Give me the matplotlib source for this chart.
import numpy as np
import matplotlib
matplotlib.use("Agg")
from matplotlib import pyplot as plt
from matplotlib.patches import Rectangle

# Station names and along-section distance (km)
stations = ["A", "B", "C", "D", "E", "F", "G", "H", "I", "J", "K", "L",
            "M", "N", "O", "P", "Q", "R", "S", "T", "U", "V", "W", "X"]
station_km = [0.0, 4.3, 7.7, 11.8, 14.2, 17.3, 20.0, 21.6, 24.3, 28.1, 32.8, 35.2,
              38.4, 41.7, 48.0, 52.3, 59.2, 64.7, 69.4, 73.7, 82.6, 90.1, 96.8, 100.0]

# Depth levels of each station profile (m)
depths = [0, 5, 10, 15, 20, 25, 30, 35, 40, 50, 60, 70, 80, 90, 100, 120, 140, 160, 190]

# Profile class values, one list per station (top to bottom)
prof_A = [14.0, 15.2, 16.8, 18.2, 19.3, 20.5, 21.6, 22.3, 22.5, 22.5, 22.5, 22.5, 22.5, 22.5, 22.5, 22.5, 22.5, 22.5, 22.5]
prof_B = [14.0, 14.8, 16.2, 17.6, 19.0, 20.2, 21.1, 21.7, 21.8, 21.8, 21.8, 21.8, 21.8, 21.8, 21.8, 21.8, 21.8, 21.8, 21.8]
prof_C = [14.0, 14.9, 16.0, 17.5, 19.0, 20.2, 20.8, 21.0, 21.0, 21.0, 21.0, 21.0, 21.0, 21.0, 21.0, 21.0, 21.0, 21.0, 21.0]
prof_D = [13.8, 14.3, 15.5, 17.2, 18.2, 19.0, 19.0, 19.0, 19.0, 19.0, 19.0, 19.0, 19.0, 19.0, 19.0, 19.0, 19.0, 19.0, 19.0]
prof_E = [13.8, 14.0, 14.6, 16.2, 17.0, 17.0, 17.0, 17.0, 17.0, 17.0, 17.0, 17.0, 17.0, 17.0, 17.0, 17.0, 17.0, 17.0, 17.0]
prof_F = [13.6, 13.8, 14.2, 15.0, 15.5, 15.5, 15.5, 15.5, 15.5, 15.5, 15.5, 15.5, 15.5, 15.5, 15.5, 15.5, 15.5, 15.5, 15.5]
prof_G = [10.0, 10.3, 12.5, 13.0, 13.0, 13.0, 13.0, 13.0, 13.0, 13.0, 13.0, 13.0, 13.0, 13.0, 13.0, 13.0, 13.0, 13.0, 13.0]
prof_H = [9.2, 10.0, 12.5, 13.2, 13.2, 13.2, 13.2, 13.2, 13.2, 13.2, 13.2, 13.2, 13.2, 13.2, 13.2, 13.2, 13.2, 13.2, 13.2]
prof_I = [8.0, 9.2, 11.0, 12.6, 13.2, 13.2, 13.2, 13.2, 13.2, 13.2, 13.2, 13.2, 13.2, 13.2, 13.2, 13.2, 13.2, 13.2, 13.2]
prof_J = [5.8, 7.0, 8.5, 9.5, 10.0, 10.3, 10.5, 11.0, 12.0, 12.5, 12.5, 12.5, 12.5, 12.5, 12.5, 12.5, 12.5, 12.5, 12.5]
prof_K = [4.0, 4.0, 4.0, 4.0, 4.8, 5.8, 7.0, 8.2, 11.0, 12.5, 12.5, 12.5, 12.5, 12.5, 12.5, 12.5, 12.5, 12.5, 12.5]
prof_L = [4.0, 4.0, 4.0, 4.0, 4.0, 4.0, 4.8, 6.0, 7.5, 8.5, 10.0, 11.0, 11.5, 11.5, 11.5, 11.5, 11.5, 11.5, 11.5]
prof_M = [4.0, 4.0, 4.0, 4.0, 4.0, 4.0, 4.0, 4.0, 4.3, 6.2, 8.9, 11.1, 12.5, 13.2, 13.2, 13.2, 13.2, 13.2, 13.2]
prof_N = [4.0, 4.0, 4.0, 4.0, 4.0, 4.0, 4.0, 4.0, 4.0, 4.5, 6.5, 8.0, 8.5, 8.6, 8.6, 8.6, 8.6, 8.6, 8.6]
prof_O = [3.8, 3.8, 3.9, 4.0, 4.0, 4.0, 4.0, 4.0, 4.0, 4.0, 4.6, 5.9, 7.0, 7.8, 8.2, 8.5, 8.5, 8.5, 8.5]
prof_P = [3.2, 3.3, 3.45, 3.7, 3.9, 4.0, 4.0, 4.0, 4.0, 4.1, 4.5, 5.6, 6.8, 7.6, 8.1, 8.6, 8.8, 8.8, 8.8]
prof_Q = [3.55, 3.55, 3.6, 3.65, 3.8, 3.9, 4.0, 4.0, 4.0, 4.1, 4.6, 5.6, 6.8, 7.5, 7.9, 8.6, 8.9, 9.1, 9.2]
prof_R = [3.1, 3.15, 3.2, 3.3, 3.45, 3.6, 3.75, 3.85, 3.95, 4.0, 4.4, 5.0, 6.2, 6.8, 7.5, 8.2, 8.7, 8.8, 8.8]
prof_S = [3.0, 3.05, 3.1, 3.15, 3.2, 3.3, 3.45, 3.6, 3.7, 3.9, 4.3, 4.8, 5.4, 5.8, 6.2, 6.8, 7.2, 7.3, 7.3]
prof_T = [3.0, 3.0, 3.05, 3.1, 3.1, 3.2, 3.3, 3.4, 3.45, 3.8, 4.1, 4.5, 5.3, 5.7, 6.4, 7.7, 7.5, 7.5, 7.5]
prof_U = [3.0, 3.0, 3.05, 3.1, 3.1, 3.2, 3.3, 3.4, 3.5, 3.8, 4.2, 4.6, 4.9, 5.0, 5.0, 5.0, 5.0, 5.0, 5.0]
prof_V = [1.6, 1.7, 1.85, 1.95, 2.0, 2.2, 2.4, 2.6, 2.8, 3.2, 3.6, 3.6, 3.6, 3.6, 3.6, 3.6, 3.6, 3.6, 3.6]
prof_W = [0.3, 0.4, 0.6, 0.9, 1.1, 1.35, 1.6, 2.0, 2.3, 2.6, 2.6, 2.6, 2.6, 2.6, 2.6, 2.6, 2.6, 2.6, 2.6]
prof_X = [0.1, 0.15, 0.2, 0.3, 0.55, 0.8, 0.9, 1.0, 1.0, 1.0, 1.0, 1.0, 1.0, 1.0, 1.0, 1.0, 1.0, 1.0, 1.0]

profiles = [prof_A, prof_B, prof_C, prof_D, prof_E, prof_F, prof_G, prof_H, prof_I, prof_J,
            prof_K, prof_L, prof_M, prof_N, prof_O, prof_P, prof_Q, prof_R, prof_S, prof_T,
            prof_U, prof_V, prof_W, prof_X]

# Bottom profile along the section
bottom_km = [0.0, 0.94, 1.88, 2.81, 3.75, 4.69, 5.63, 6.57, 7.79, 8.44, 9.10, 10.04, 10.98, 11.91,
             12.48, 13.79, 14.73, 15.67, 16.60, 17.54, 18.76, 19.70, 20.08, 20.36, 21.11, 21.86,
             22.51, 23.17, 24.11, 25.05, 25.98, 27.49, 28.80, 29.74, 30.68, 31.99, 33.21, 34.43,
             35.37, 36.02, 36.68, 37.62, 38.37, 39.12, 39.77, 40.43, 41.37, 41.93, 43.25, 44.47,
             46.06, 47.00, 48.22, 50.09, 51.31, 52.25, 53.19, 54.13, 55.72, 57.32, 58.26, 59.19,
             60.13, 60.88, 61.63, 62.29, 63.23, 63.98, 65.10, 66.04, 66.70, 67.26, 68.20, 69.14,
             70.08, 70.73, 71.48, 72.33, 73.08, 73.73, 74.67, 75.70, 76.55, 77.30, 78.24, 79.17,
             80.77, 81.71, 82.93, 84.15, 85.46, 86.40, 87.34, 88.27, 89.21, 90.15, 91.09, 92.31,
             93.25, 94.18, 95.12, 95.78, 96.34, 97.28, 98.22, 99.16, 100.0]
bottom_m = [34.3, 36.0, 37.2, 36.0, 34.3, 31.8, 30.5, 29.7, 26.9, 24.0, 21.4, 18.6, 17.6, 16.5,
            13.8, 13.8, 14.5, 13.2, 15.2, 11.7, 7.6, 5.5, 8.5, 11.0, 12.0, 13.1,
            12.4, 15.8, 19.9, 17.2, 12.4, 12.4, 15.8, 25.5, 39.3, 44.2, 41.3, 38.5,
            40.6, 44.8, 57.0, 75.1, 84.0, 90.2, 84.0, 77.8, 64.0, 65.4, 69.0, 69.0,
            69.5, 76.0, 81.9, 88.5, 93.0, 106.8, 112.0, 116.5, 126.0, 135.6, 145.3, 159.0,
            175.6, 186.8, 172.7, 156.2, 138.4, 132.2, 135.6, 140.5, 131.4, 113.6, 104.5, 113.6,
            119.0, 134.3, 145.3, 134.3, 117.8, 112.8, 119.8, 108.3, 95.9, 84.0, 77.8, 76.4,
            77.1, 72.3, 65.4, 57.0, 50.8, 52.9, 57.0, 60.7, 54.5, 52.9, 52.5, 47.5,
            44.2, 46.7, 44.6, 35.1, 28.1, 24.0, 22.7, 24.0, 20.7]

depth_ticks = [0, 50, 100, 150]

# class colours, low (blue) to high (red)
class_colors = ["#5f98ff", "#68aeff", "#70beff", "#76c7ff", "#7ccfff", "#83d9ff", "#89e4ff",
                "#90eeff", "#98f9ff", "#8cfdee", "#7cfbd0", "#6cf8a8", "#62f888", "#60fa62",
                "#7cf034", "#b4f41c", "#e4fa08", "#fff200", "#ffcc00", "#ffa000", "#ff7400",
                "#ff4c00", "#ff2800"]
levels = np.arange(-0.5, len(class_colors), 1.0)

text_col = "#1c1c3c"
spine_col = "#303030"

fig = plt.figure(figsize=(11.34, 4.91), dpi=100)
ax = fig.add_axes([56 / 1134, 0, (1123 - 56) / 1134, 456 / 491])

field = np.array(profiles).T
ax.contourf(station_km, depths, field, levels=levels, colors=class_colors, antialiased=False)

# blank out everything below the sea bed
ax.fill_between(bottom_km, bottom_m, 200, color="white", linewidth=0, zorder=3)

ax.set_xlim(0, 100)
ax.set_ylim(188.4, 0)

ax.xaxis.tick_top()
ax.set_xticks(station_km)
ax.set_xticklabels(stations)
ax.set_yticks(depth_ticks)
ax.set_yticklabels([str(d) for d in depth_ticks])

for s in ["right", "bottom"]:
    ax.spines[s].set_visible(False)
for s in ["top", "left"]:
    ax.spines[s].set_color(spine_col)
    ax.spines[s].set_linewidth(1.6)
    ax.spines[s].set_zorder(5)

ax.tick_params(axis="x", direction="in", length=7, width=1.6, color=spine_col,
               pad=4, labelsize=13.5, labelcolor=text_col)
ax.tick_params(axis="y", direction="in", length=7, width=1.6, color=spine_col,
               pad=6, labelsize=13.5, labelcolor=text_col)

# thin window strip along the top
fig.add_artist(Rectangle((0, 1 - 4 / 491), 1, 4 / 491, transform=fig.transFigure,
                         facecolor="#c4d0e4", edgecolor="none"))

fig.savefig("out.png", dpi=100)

■ ■ ■

== Aim of the exercise ==
From the top of the listing above, restate each line word for word up to and including the line with "140, 160, 190]"; add nothing else.

== Exercise response ==
Give me the matplotlib source for this chart.
import numpy as np
import matplotlib
matplotlib.use("Agg")
from matplotlib import pyplot as plt
from matplotlib.patches import Rectangle

# Station names and along-section distance (km)
stations = ["A", "B", "C", "D", "E", "F", "G", "H", "I", "J", "K", "L",
            "M", "N", "O", "P", "Q", "R", "S", "T", "U", "V", "W", "X"]
station_km = [0.0, 4.3, 7.7, 11.8, 14.2, 17.3, 20.0, 21.6, 24.3, 28.1, 32.8, 35.2,
              38.4, 41.7, 48.0, 52.3, 59.2, 64.7, 69.4, 73.7, 82.6, 90.1, 96.8, 100.0]

# Depth levels of each station profile (m)
depths = [0, 5, 10, 15, 20, 25, 30, 35, 40, 50, 60, 70, 80, 90, 100, 120, 140, 160, 190]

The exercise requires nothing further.